The UK recently announced a £250 ground rent cap and wider leasehold reforms. Here’s what portfolio builders need to understand: how it could affect leasehold flats, and what to check before buying.
If you invest in flats, today’s leasehold announcement is not “background politics”; it’s a structural change that can alter pricing, buyer confidence, and due diligence. The UK government has announced it will cap ground rents at £250 a year for leaseholders in England and Wales and reduce permitted ground rents to a nominal “peppercorn” after 40 years, alongside broader reforms to the leasehold system.
For portfolio builders, the practical question is simple: does this make leasehold assets safer, riskier, or simply different?
The first thing to understand is what ground rent is doing inside an investment. Ground rent is not your service charge. It’s a payment to the freeholder for the right to occupy the home under the lease terms. The presence of escalating ground rent clauses has been a real friction point for sales, refinancing, and buyer confidence for years, particularly where clauses are seen as “onerous.” The government’s messaging suggests one intent is to unblock stalled transactions attributed to high or escalating ground rent structures.
A cap can therefore be supportive for liquidity and mortgageability over time, because buyers and lenders tend to prefer predictable, transparent outgoings. In portfolio terms, anything that improves exit optionality matters. The value of a “good” investment asset is not just the yield; it’s also the ability to sell or refinance in multiple market conditions.
However, you should also clock the second-order effect: whenever the state changes the economics of a long-dated income stream, it creates winners and losers. Reuters notes pushback from freeholder groups and comments from an asset manager warning about interference with existing property contracts and implications for the UK’s reputation as a stable investment location. That matters because institutional money often sits behind freehold income. If institutional appetite changes, that can affect how freeholds are traded, how buildings are managed, and how service structures evolve. None of that means leasehold flats become “bad,” but it does mean the ecosystem around them can shift.
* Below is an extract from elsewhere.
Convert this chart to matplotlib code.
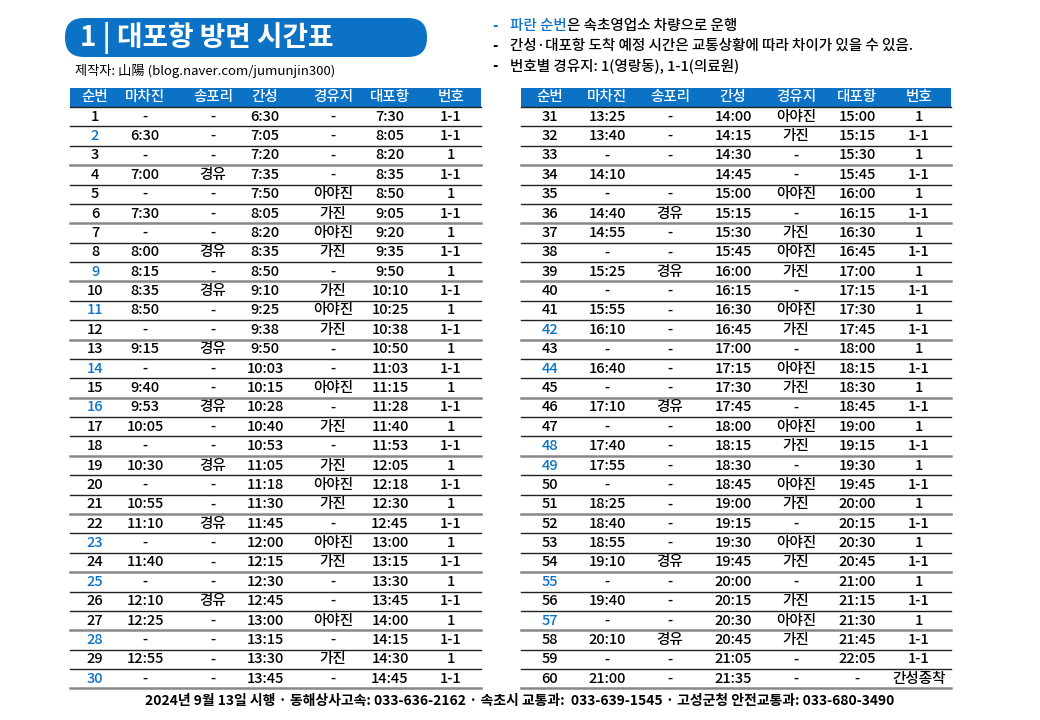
import matplotlib
matplotlib.use("Agg")
import matplotlib.pyplot as plt
from matplotlib.patches import FancyBboxPatch, Rectangle

FONT = ["Noto Sans CJK KR", "Noto Sans CJK JP", "Noto Sans CJK SC", "DejaVu Sans"]
plt.rcParams["font.family"] = FONT
BLUE = "#0b72c6"

headers = ["순번", "마차진", "송포리", "간성", "경유지", "대포항", "번호"]
seq = [str(i) for i in range(1, 61)]
machajin = ["-", "6:30", "-", "7:00", "-", "7:30", "-", "8:00", "8:15", "8:35",
            "8:50", "-", "9:15", "-", "9:40", "9:53", "10:05", "-", "10:30", "-",
            "10:55", "11:10", "-", "11:40", "-", "12:10", "12:25", "-", "12:55", "-",
            "13:25", "13:40", "-", "14:10", "-", "14:40", "14:55", "-", "15:25", "-",
            "15:55", "16:10", "-", "16:40", "-", "17:10", "-", "17:40", "17:55", "-",
            "18:25", "18:40", "18:55", "19:10", "-", "19:40", "-", "20:10", "-", "21:00"]
songpori = ["-", "-", "-", "경유", "-", "-", "-", "경유", "-", "경유",
            "-", "-", "경유", "-", "-", "경유", "-", "-", "경유", "-",
            "-", "경유", "-", "-", "-", "경유", "-", "-", "-", "-",
            "-", "-", "-", "", "-", "경유", "-", "-", "경유", "-",
            "-", "-", "-", "-", "-", "경유", "-", "-", "-", "-",
            "-", "-", "-", "경유", "-", "-", "-", "경유", "-", "-"]
ganseong = ["6:30", "7:05", "7:20", "7:35", "7:50", "8:05", "8:20", "8:35", "8:50", "9:10",
            "9:25", "9:38", "9:50", "10:03", "10:15", "10:28", "10:40", "10:53", "11:05", "11:18",
            "11:30", "11:45", "12:00", "12:15", "12:30", "12:45", "13:00", "13:15", "13:30", "13:45",
            "14:00", "14:15", "14:30", "14:45", "15:00", "15:15", "15:30", "15:45", "16:00", "16:15",
            "16:30", "16:45", "17:00", "17:15", "17:30", "17:45", "18:00", "18:15", "18:30", "18:45",
            "19:00", "19:15", "19:30", "19:45", "20:00", "20:15", "20:30", "20:45", "21:05", "21:35"]
via = ["-", "-", "-", "-", "아야진", "가진", "아야진", "가진", "-", "가진",
       "아야진", "가진", "-", "-", "아야진", "-", "가진", "-", "가진", "아야진",
       "가진", "-", "아야진", "가진", "-", "-", "아야진", "-", "가진", "-",
       "아야진", "가진", "-", "-", "아야진", "-", "가진", "아야진", "가진", "-",
       "아야진", "가진", "-", "아야진", "가진", "-", "아야진", "가진", "-", "아야진",
       "가진", "-", "아야진", "가진", "-", "가진", "아야진", "가진", "-", "-"]
daepo = ["7:30", "8:05", "8:20", "8:35", "8:50", "9:05", "9:20", "9:35", "9:50", "10:10",
         "10:25", "10:38", "10:50", "11:03", "11:15", "11:28", "11:40", "11:53", "12:05", "12:18",
         "12:30", "12:45", "13:00", "13:15", "13:30", "13:45", "14:00", "14:15", "14:30", "14:45",
         "15:00", "15:15", "15:30", "15:45", "16:00", "16:15", "16:30", "16:45", "17:00", "17:15",
         "17:30", "17:45", "18:00", "18:15", "18:30", "18:45", "19:00", "19:15", "19:30", "19:45",
         "20:00", "20:15", "20:30", "20:45", "21:00", "21:15", "21:30", "21:45", "22:05", "-"]
route = ["1-1", "1-1", "1", "1-1", "1", "1-1", "1", "1-1", "1", "1-1",
         "1", "1-1", "1", "1-1", "1", "1-1", "1", "1-1", "1", "1-1",
         "1", "1-1", "1", "1-1", "1", "1-1", "1", "1-1", "1", "1-1",
         "1", "1-1", "1", "1-1", "1", "1-1", "1", "1-1", "1", "1-1",
         "1", "1-1", "1", "1-1", "1", "1-1", "1", "1-1", "1", "1-1",
         "1", "1-1", "1", "1-1", "1", "1-1", "1", "1-1", "1-1", "간성종착"]
blue_seq = {2, 9, 11, 14, 16, 23, 25, 28, 30, 42, 44, 48, 49, 55, 57}

title = "1 | 대포항 방면 시간표"
credit = "제작자: 山陽 (blog.naver.com/jumunjin300)"
notes = ["간성·대포항 도착 예정 시간은 교통상황에 따라 차이가 있을 수 있음.",
         "번호별 경유지: 1(영랑동), 1-1(의료원)"]
footer = "2024년 9월 13일 시행 · 동해상사고속: 033-636-2162 · 속초시 교통과:  033-639-1545 · 고성군청 안전교통과: 033-680-3490"

fig = plt.figure(figsize=(10.4, 7.2), dpi=100)
ax = fig.add_axes([0, 0, 1, 1])
ax.set_xlim(0, 1040)
ax.set_ylim(720, 0)
ax.axis("off")

# Title pill
ax.add_patch(FancyBboxPatch((65, 18), 362, 39, boxstyle="round,pad=0,rounding_size=19",
                            fc=BLUE, ec="none"))
ax.text(80, 38, title, color="white", fontsize=20, fontweight="bold",
        va="center", ha="left")
ax.text(75, 71, credit, fontsize=9.5, va="center", ha="left")

# Notes
ax.text(492, 26, "-", color=BLUE, fontsize=10.5, va="center", fontweight="bold")
t = ax.text(510, 26, "파란 순번", color=BLUE, fontsize=10.5, va="center", fontweight="medium")
fig.canvas.draw()
bb = t.get_window_extent()
ax.text(510 + bb.width, 26, "은 속초영업소 차량으로 운행", fontsize=10.5, va="center",
        fontweight="medium")
for i, n in enumerate(notes):
    y = 46 + 20 * i
    ax.text(492, y, "-", fontsize=10.5, va="center", fontweight="bold")
    ax.text(510, y, n, fontsize=10.5, va="center", fontweight="medium")

tables = [
    (70, 481, [95, 145, 213, 265, 333, 390, 451], 0),
    (521, 951, [550, 607, 670, 733, 796, 857, 919], 30),
]
cols = [seq, machajin, songpori, ganseong, via, daepo, route]
top, hh, rh = 88, 19, 19.38
for x0, x1, cx, off in tables:
    ax.add_patch(Rectangle((x0, top), x1 - x0, hh, fc=BLUE, ec="none"))
    for c, h in zip(cx, headers):
        ax.text(c, top + hh / 2, h, color="white", fontsize=10.5,
                ha="center", va="center", fontweight="medium")
    ax.plot([x0, x1], [top + hh, top + hh], color="#222", lw=1)
    for r in range(30):
        i = off + r
        yc = top + hh + rh * (r + 0.5)
        for k, (c, col) in enumerate(zip(cx, cols)):
            color = BLUE if (k == 0 and (i + 1) in blue_seq) else "black"
            ax.text(c, yc, col[i], color=color, fontsize=10.5,
                    ha="center", va="center", fontweight="medium")
        yb = top + hh + rh * (r + 1)
        ax.plot([x0, x1], [yb, yb], color="#222" if r % 3 != 2 else "#888",
                lw=1 if r % 3 != 2 else 1.8)

ax.text(520, 701, footer, fontsize=10, ha="center", va="center",
        fontweight="bold")

fig.savefig("out.png", dpi=100)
So what should a portfolio builder do with this news?
The correct posture is not to panic or to “buy leasehold because it’s fixed now.” It’s to become more forensic. If you’re acquiring leasehold stock, you want to understand whether the ground rent terms are already modest, whether they escalate, and how the reform will apply in practice to the specific asset class you are buying. You also want clarity on the building’s management standard and the service charge trajectory, because the service charge is often the bigger operational lever in cash flow, even if ground rent gets the headlines. For all new build developments, leasehold has been ‘peppercorn’ for several years now, so this really only impacts developments built prior to 2022.
The third thing to watch is the government’s stated direction on leasehold flats and commonhold. Reporting indicates a push to ban new leasehold flats and expand commonhold-style ownership and rights, including reforms that would reduce certain freeholder powers. If the market gradually transitions toward structures that give occupiers more control, the premium investors place on well-run blocks and transparent costs will increase. Over time, blocks with messy management, opaque costs, or contentious freeholder/leaseholder dynamics can become less liquid relative to comparable alternatives.
For investors building portfolios, the takeaway is that leasehold risk is becoming more about building governance and cost control than about scary ground rent clauses alone. The best leasehold investments will be those with clean documentation, predictable outgoings, and management that doesn’t generate friction at sale or refinance. This announcement moves the market in that direction, but it doesn’t remove the need for hard due diligence.